Le Guin hat sich, im Laufe vieler Jahre und, wie sie selbst beschreibt, unter großen Anstrengungen, vom männlichen, auf Heldentum ausgerichteten Erzählen gelöst. Dieser Bruch wird im Übergang vom dritten zum vierten Band des »Erdsee«-Zyklus sichtbar, und ihr ganzes Spätwerk ist ein fortwährendes »Sich neu erfinden«. Vor allem den Autorinnen innerhalb des Genres hat sie als Vorbild gedient, hat Möglichkeiten aufgezeigt, die in der Science Fiction stecken. Neben »Immer nach Hause« sieht die ganze sogenannte »moderne« Erzählliteratur buchstäblich alt aus. Dabei wollte Le Guin bestimmt nicht, dass andere ihrem Beispiel folgen, sondern vor allem, dass sie eigene, neue Wege gehen. Es ist eine Plattitüde, dass unsere Wirklichkeit aus der Sprache besteht, in der wir uns darüber verständigen. Da es aber dringend geboten ist, dass wir den Umgang mit unserer Umwelt ändern, uns neue Geschichten über unsere Wirklichkeit erzählen und über die Möglichkeiten, die diese birgt, brauchen wir eben auch eine neue Sprache, und Le Guin hat gezeigt, dass und wie das geht, wieder nicht präskriptiv, sondern als Anregung und Ermächtigung.

Ihre Romane bewegen sich fluide zwischen Genre und Hochliteratur. Warum ist ihr Werk so schwer zuzuordnen?

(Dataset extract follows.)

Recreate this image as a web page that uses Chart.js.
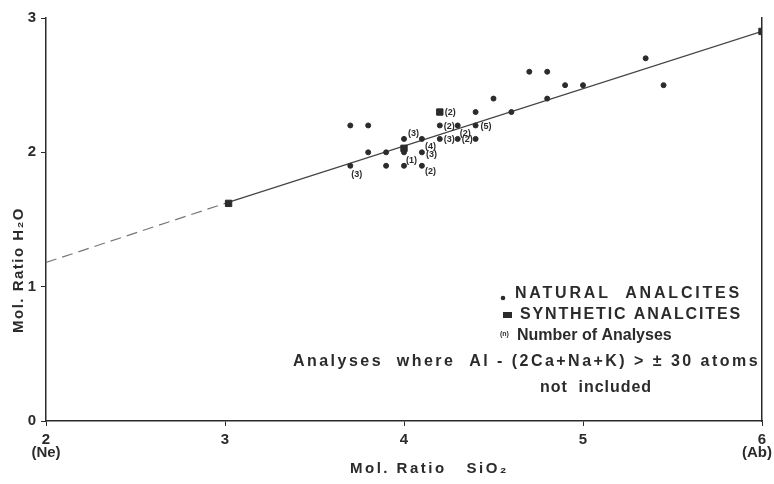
<!DOCTYPE html>
<html>
<head>
<meta charset="utf-8">
<script src="https://cdn.jsdelivr.net/npm/chart.js@4/dist/chart.umd.min.js"></script>
<style>
  html, body { margin: 0; padding: 0; background: #fff; }
  #wrap { width: 774px; height: 484px; }
</style>
</head>
<body>
<div id="wrap"><canvas id="myChart" width="774" height="484"></canvas></div>
<script>
// natural analcites (mol. ratio SiO2, mol. ratio H2O) and number of analyses
var naturalX = [3.7, 3.7, 3.8, 3.8, 3.9, 3.9, 4.0, 4.0, 4.0, 4.1, 4.1, 4.1, 4.2, 4.2, 4.3, 4.3, 4.4, 4.4, 4.4, 4.5, 4.6, 4.7, 4.8, 4.8, 4.9, 5.0, 5.35, 5.45];
var naturalY = [1.9, 2.2, 2.2, 2.0, 2.0, 1.9, 1.9, 2.0, 2.1, 2.1, 2.0, 1.9, 2.2, 2.1, 2.2, 2.1, 2.1, 2.3, 2.2, 2.4, 2.3, 2.6, 2.6, 2.4, 2.5, 2.5, 2.7, 2.5];
var naturalCount = [3, null, null, null, null, null, null, 1, 3, 4, 3, 2, 2, 3, 2, 2, null, null, 5, null, null, null, null, null, null, null, null, null];

// synthetic analcites
var synthX = [3.02, 4.0, 4.2, 6.0];
var synthY = [1.62, 2.03, 2.3, 2.9];
var synthCount = [null, null, 2, null];

// fitted line and its dashed extension towards Ne
var fitX = [3, 6];
var fitY = [1.62, 2.9];
var extX = [2, 3];
var extY = [1.18, 1.62];

var xNotes = ['(Ne)', '(Ab)'];

function pts(xs, ys) {
  return xs.map(function (x, i) { return { x: x, y: ys[i] }; });
}

// where each "(n)" goes relative to its mark
var countShift = {
  '0-0': [1, 9], '0-7': [2, 8], '0-8': [4, -5], '0-9': [3, 8], '0-10': [4, 2],
  '0-11': [3, 6], '0-12': [4, 1], '0-13': [4, 1], '0-14': [2, 8], '0-15': [4, 1],
  '0-18': [5, 1], '1-2': [5, 0]
};
var counts = [naturalCount, synthCount];

var ink = '#2b2b2b';
var FONT = '"Liberation Sans"';
var bold = 'bold 15px ' + FONT;
var big = 'bold 16px ' + FONT;

// spread a string between x1 and x2 with letter spacing
function spread(c, text, x1, x2, y) {
  c.letterSpacing = '0px';
  var w = c.measureText(text).width;
  var ls = Math.max(0, (x2 - x1 - w) / text.length);
  c.letterSpacing = ls + 'px';
  c.textAlign = 'left';
  c.fillText(text, x1, y);
  c.letterSpacing = '0px';
}

var notes = {
  id: 'notes',
  afterDatasetsDraw: function (chart) {
    var c = chart.ctx;
    c.save();
    c.fillStyle = ink;
    c.font = 'bold 9px ' + FONT;
    c.textBaseline = 'middle';
    [0, 1].forEach(function (d) {
      var meta = chart.getDatasetMeta(d);
      counts[d].forEach(function (n, i) {
        if (n == null) return;
        var p = meta.data[i];
        var s = countShift[d + '-' + i] || [4, 1];
        c.fillText('(' + n + ')', p.x + s[0], p.y + s[1]);
      });
    });
    c.restore();
  },
  afterDraw: function (chart) {
    var c = chart.ctx;
    var xs = chart.scales.x;
    c.save();
    c.fillStyle = ink;
    c.textBaseline = 'middle';
    c.font = bold;

    // end notes under the x axis
    c.textAlign = 'center';
    c.fillText(xNotes[0], xs.getPixelForValue(2), 453);
    c.fillText(xNotes[1], xs.getPixelForValue(6) - 5, 453);

    // axis titles
    spread(c, 'Mol. Ratio   SiO₂', 350, 509, 469);
    c.save();
    c.translate(19, 333);
    c.rotate(-Math.PI / 2);
    spread(c, 'Mol. Ratio H₂O', 0, 126, 0);
    c.restore();

    // legend
    c.font = big;
    c.beginPath();
    c.arc(503, 298, 2.3, 0, Math.PI * 2);
    c.fill();
    spread(c, 'NATURAL  ANALCITES', 515, 742, 294);
    c.fillRect(503, 312, 9, 6);
    spread(c, 'SYNTHETIC ANALCITES', 520, 742, 315);
    spread(c, 'Number of Analyses', 517, 666, 336);
    c.font = 'bold 7px ' + FONT;
    c.fillText('(n)', 500, 334);
    c.font = big;
    spread(c, 'Analyses  where  Al - (2Ca+Na+K) > ± 30 atoms', 293, 760, 362);
    spread(c, 'not  included', 540, 652, 388);
    c.restore();
  }
};

var ctx = document.getElementById('myChart').getContext('2d');
var myChart = new Chart(ctx, {
  type: 'scatter',
  data: {
    datasets: [{
      label: 'Natural analcites',
      data: pts(naturalX, naturalY),
      backgroundColor: ink,
      borderColor: ink,
      pointRadius: 2.5,
      pointHoverRadius: 2.5
    }, {
      label: 'Synthetic analcites',
      data: pts(synthX, synthY),
      backgroundColor: ink,
      borderColor: ink,
      pointStyle: 'rect',
      pointRadius: 4.5,
      pointHoverRadius: 4.5
    }, {
      type: 'line',
      label: 'fit',
      data: pts(fitX, fitY),
      borderColor: '#444',
      borderWidth: 1.3,
      pointRadius: 0,
      fill: false
    }, {
      type: 'line',
      label: 'extension',
      data: pts(extX, extY),
      borderColor: '#777',
      borderWidth: 1.2,
      borderDash: [11, 6],
      pointRadius: 0,
      fill: false
    }]
  },
  options: {
    responsive: false,
    animation: false,
    events: [],
    layout: { padding: { top: 18, right: 0, left: 0, bottom: 0 } },
    plugins: { legend: { display: false }, tooltip: { enabled: false } },
    scales: {
      x: {
        type: 'linear',
        min: 2,
        max: 6,
        ticks: {
          stepSize: 1,
          padding: 5,
          color: ink,
          font: { family: 'Liberation Sans', size: 15, weight: 'bold' }
        },
        grid: { drawOnChartArea: false, tickLength: 5, color: ink },
        border: { color: ink, width: 1.5 },
        afterFit: function (s) { s.height = 63; s.paddingRight = 12; s.paddingLeft = 0; }
      },
      y: {
        min: 0,
        max: 3,
        ticks: {
          stepSize: 1,
          padding: 5,
          color: ink,
          font: { family: 'Liberation Sans', size: 15, weight: 'bold' }
        },
        grid: { drawOnChartArea: false, tickLength: 5, color: ink },
        border: { color: ink, width: 1.5 },
        afterFit: function (s) { s.width = 46; s.paddingTop = 0; s.paddingBottom = 0; }
      },
      yr: {
        position: 'right',
        min: 0,
        max: 3,
        ticks: { display: false },
        grid: { display: false },
        border: { color: ink, width: 1.5 },
        afterFit: function (s) { s.width = 0; }
      }
    }
  },
  plugins: [notes]
});
</script>
</body>
</html>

Hm, für mich liegt das weniger an ihrem Werk selbst, sondern (mit Verlaub) an den überkommenen Vorstellungen und Begrifflichkeiten, die an es herangetragen werden. Literatur im Besonderen und Kunst im Allgemeinen mit der Kennzeichnung »E« und »U« zu versehen, verspricht mir keinen Erkenntnisgewinn. Le Guin hat Genrekonventionen verwendet, um etwas über unsere Wirklichkeit auszusagen und uns Möglichkeiten aufzuzeigen, wie wir festgefahrene Vorstellungen vielleicht überwinden können. Aber sie wollte sich nie über die Genres erheben. Sie wollte zeigen, wie arrogant und dumm es ist, Genregrenzen einen mehr als handwerklichen und marktorientierten Wert beizumessen. Ein Fehler, den im Übrigen, und auch das hat sie gesehen und beschrieben, die Verfechter der sogenannten Hochliteratur wie auch die Science-Fiction-Fans bei der Verteidigung ihres jeweiligen Ghettos begehen.